Using byte_size/1 when you meant String.length/1. If your "max 50 character" validation rejects emoji-heavy input as too long while accepting ASCII of the same character count, you are counting bytes. Switch to String.length/1 for codepoint counts or String.graphemes/1 |> length/1 for user-perceived characters.

Slicing strings with binary_part/3. You can cut a multi-byte character in half and produce an invalid UTF-8 binary. Use String.slice/3 for any string a human will read.

Mixing single and double quotes by accident. 'admin' == "admin" is false. The first is a charlist, the second a binary. The compiler warns when single-quoted literals look like strings; heed the warning.

Calling String.to_atom/1 on input. Atoms are not garbage collected. This is the most common Elixir vulnerability in security review. Use String.to_existing_atom/1 if you must, and prefer not converting at all.

Treating non-UTF-8 binaries as strings. Latin-1 bytes look fine until you hit a non-ASCII character, then String.length/1 returns nonsense. Convert with :unicode.characters_to_binary/3 at the boundary.

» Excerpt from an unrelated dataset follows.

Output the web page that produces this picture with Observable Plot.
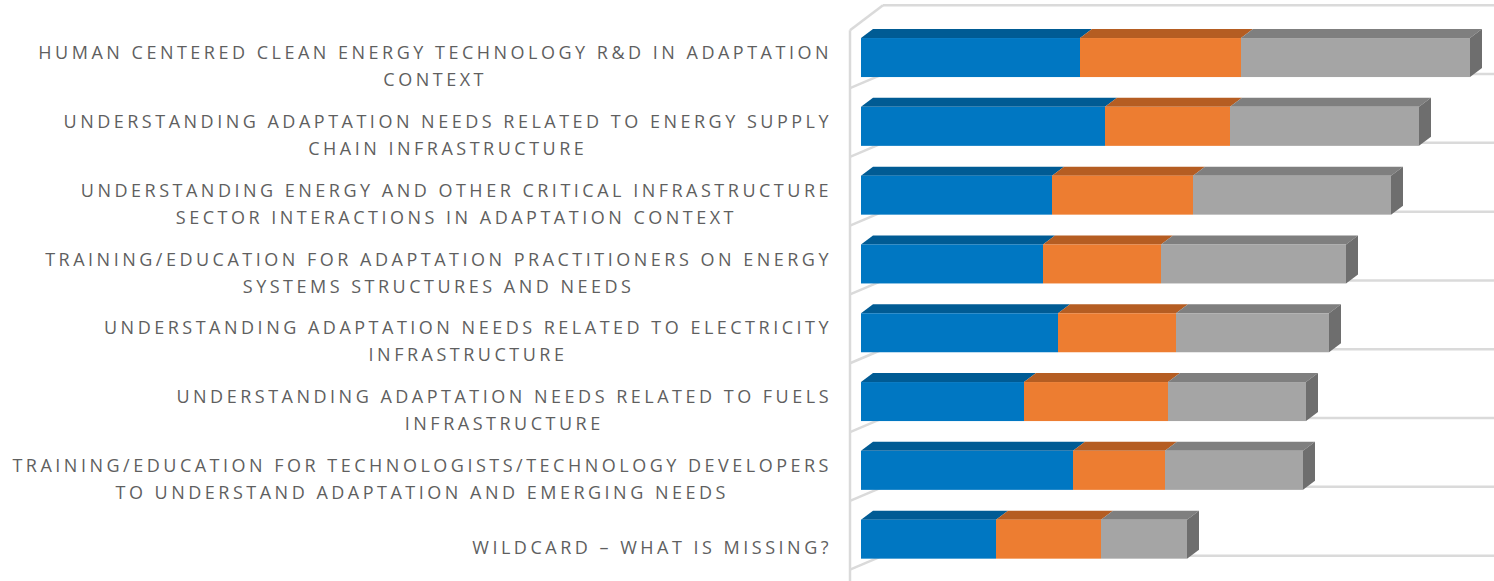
<!DOCTYPE html>
<html><head><meta charset="utf-8">
<script src="https://cdn.jsdelivr.net/npm/d3@7"></script>
<script src="https://cdn.jsdelivr.net/npm/@observablehq/plot@0.6"></script>
<style>html,body{margin:0;padding:0;background:#fff;} #chart svg{display:block}</style>
</head><body><div id="chart"></div>
<script>
const categories = [
  "HUMAN CENTERED CLEAN ENERGY TECHNOLOGY R&D IN ADAPTATION\nCONTEXT",
  "UNDERSTANDING ADAPTATION NEEDS RELATED TO ENERGY SUPPLY\nCHAIN INFRASTRUCTURE",
  "UNDERSTANDING ENERGY AND OTHER CRITICAL INFRASTRUCTURE\nSECTOR INTERACTIONS IN ADAPTATION CONTEXT",
  "TRAINING/EDUCATION FOR ADAPTATION PRACTITIONERS ON ENERGY\nSYSTEMS STRUCTURES AND NEEDS",
  "UNDERSTANDING ADAPTATION NEEDS RELATED TO ELECTRICITY\nINFRASTRUCTURE",
  "UNDERSTANDING ADAPTATION NEEDS RELATED TO FUELS\nINFRASTRUCTURE",
  "TRAINING/EDUCATION FOR TECHNOLOGISTS/TECHNOLOGY DEVELOPERS\nTO UNDERSTAND ADAPTATION AND EMERGING NEEDS",
  "WILDCARD – WHAT IS MISSING?"
];
const seriesNames = ["Series 1", "Series 2", "Series 3"];
const series1Values = [21.9, 24.4, 19.1, 18.2, 19.7, 16.3, 21.2, 13.5];
const series2Values = [16.1, 12.5, 14.1, 11.8, 11.8, 14.4, 9.2, 10.5];
const series3Values = [22.9, 18.9, 19.8, 18.5, 15.3, 13.8, 13.8, 8.6];
const frontColors = ["#0077c2", "#ed7d31", "#a5a5a5"];
const topColors = ["#005b94", "#b55d22", "#7f7f7f"];
const sideColor = "#6e6e6e";

const allValues = [series1Values, series2Values, series3Values];
const rows = categories.flatMap((c, i) =>
  seriesNames.map((s, j) => ({category: c, series: s, si: j, value: allValues[j][i]})));

const DX = 12, DY = 9;

function faces(index, scales, values) {
  const X1 = values.x1, X2 = values.x2, Y = values.y;
  const bw = scales.y.bandwidth();
  const g = d3.create("svg:g");
  const idx = Array.from(index);
  const ends = new Map();
  for (const i of idx) {
    const key = rows[i].category;
    if (!ends.has(key) || X2[i] > X2[ends.get(key)]) ends.set(key, i);
  }
  for (const i of idx) {
    const a = X1[i], b = X2[i], t = Y[i];
    g.append("polygon")
      .attr("points", [[a, t], [b, t], [b + DX, t - DY], [a + DX, t - DY]].map(p => p.join(",")).join(" "))
      .attr("fill", topColors[rows[i].si]);
  }
  for (const i of idx) {
    g.append("rect")
      .attr("x", X1[i]).attr("y", Y[i])
      .attr("width", X2[i] - X1[i]).attr("height", bw)
      .attr("fill", frontColors[rows[i].si]);
  }
  for (const i of ends.values()) {
    const b = X2[i], t = Y[i];
    g.append("polygon")
      .attr("points", [[b, t], [b + DX, t - DY], [b + DX, t + bw - DY], [b, t + bw]].map(p => p.join(",")).join(" "))
      .attr("fill", sideColor);
  }
  return g.node();
}

function wall(index, scales, values, dimensions) {
  const bw = scales.y.bandwidth();
  const step = scales.y.step();
  const y0 = scales.y(categories[0]);
  const left = dimensions.marginLeft - 11, back = dimensions.marginLeft + 22;
  const g = d3.create("svg:g").attr("stroke", "#dadada").attr("stroke-width", 2.5).attr("fill", "none");
  const n = categories.length;
  let yTop = 0;
  for (let k = 0; k <= n; k++) {
    const yb = y0 - step + (bw - 3) + step * k;
    const drop = k === 0 ? 25 : 14;
    if (k === 0) yTop = yb + drop;
    g.append("line").attr("x1", left).attr("y1", yb + drop).attr("x2", back).attr("y2", yb);
    g.append("line").attr("x1", back).attr("y1", yb).attr("x2", dimensions.width).attr("y2", yb);
  }
  g.append("line").attr("x1", left).attr("y1", yTop).attr("x2", left).attr("y2", dimensions.height);
  return g.node();
}

const chart = Plot.plot({
  width: 1494,
  height: 581,
  marginLeft: 861,
  marginRight: 0,
  marginTop: 17.4,
  marginBottom: 1.7,
  style: {fontFamily: "'Open Sans', sans-serif", letterSpacing: "3.5px", background: "#fff"},
  x: {domain: [0, 63.3], axis: null},
  y: {domain: categories, axis: null, paddingInner: 0.433, paddingOuter: 0.3, round: false},
  marks: [
    Plot.ruleY(categories, {y: d => d, render: wall}),
    Plot.barX(rows, Plot.stackX({y: "category", x: "value", fill: "series", render: faces})),
    Plot.text(categories, {
      y: d => d, text: d => d, frameAnchor: "left", textAnchor: "middle",
      dy: 6, fontSize: 18, lineHeight: 1.5, fill: "#5f5f5f"
    })
  ]
});
document.getElementById("chart").append(chart);

// right-align each label block at the reference's right edge, keeping lines centered
const svgRect = chart.getBoundingClientRect();
chart.querySelectorAll('g[aria-label="text"] text').forEach(t => {
  const r = t.getBoundingClientRect();
  const shift = 832 - (r.right - svgRect.left);
  const tr = t.getAttribute("transform") || "";
  t.setAttribute("transform", `${tr} translate(${shift},0)`);
});
</script>
</body></html>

Building large strings with <>. Every concatenation copies. Build an iolist and flatten once at the end, or pass the iolist directly to whatever consumes it.

Key Takeaways

  • Every Elixir string is a UTF-8 encoded binary. There is no separate string type.
  • byte_size/1 counts bytes (O(1)), String.length/1 counts codepoints (O(n)), String.graphemes/1 |> length/1 counts user-perceived characters.
  • String.slice/3 is codepoint-aware; binary_part/3 is byte-aware. Use the former for human-readable text.
  • Charlists (single-quoted, list of integers) exist for Erlang interop. Convert at the boundary; do not propagate them through application code.
  • For non-UTF-8 binaries, convert with :unicode.characters_to_binary/3 before touching String functions.
  • Build large strings as iolists and pass them directly to IO functions — Phoenix scales partly because of this pattern.